From youth sports to professional sports, players share hectic schedules that can leave them booked for months in advance, leaving little, if any, time to fulfill their spiritual needs.
Jon and Cylinda Ring are experiencing these time restraints because of their son, Colby's, participation in Brainerd's Pee Wee hockey league.
"We travel a lot, stay in hotels and have no time to go to church on Sunday mornings," Jon Ring said.
Glenn "Chico" Resch, a family friend of the Rings and former Stanley Cup winning goalie from Brainerd, ran into the same predicament years ago, at the peak of his National Hockey League career.
I knew I couldnt have been put on this earth just to stop hockey pucks. Ive been given this incredible opportunity to be a professional athlete and I want to use that to inspire people.
Glenn Chico Resch
In 1980, Resch got involved with Hockey Ministries International and it changed his life forever. HMI is a program for players and coaches at all levels of the sport, giving them opportunities to develop their faith while on the road with their team.
"I knew I couldn't have been put on this earth just to stop hockey pucks," Resch said in a phone interview from Detroit's Joe Louis Arena. "I've been given this incredible opportunity to be a professional athlete and I want to use that to inspire people."
Currently a color commentator for Fox Sports New York, covering the New Jersey Devils, Resch's faith still depends on HMI. In the off-season Resch travels to the Czech Republic to help at HMI's hockey camp.
"(HMI) reaches out to players from pond hockey to the pros, all over the world," said Mark Bendell, regional director of HMI Minnesota.
After speaking with Resch about HMI, Jon Ring was compelled to join the program and start a ministry for the players and parents on his son's team. While the Brainerd ministry is in its infancy, Resch said HMI is growing in U.S. youth hockey programs and is succeeding in Canada.

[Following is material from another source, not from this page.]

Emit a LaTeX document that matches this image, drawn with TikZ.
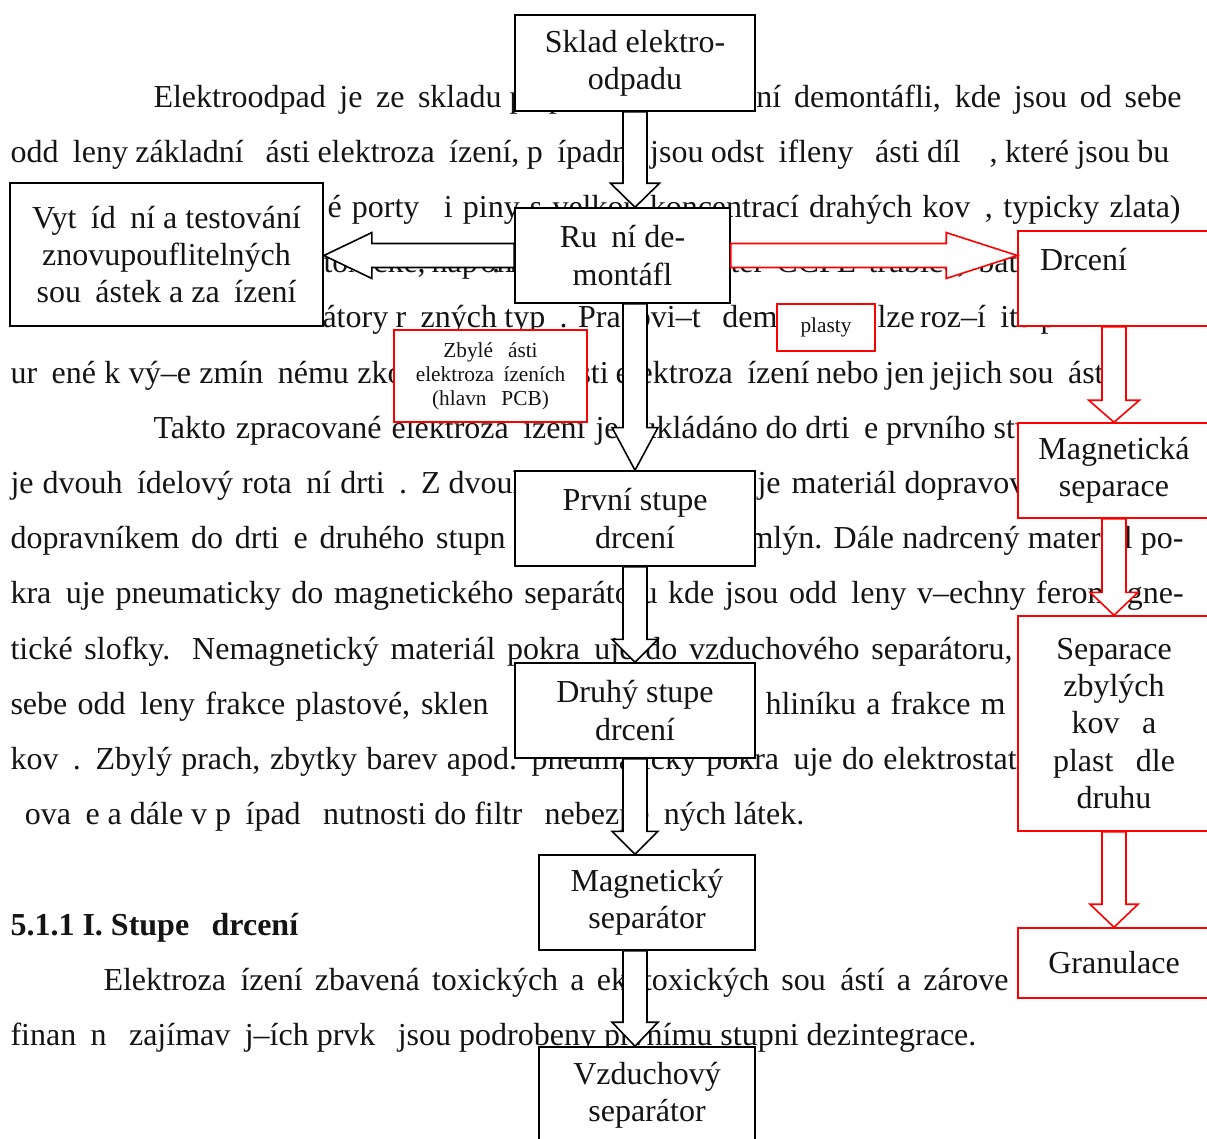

Recently Bendell and Bill Butters, former NHL player currently working for HMI, attended a Pee Wee hockey tournament in Brainerd. Following the round of games, Bendell and Butters prayed and shared inspirational stories with players and their families. Butters also led a checking camp for the players. Bendell said HMI tries to get a well-known player to speak at hockey camps and tournaments.
"Players with personal faith are good models for the kids," Bendell said.
Using volunteer chaplains, Bendell said, chapel programs are common for teams at higher playing levels, such as professional or collegiate hockey leagues.
"Ten to 12 teams out of 30 in the NHL have chaplains," Bendell said. "Even if there is just one guy on the team (interested in HMI), we'll stay in touch with him."
Players and coaches wishing to attend the chapel time meet at restaurants, lounges, or even in the locker rooms before or after road games.
"When you're on the road (nine months out of the year) you can't go to church with your family every week," Bendell said.
Hockey players are often known for their aggressive behavior on the ice. Fighting and swearing isn't exactly Christian behavior, but it's almost expected to occur after the puck drops. Bendell said HMI tries to teach players "they can be an aggressive, elite hockey player, but they don't have to relinquish their faith to do so."
With a winning team and a rising career, Resch said after he won his first Stanley Cup it was difficult to see around the fame, money and notoriety.
"But it all comes to an end," he said.
A losing streak. An injury. Retirement. Resch said along with the highs come the lows and it's in those low times that HMI's presence is needed the most.
"Hockey gave me my wife (Diane), a Stanley Cup, a great living, great experiences, but it also gave me my faith," he said.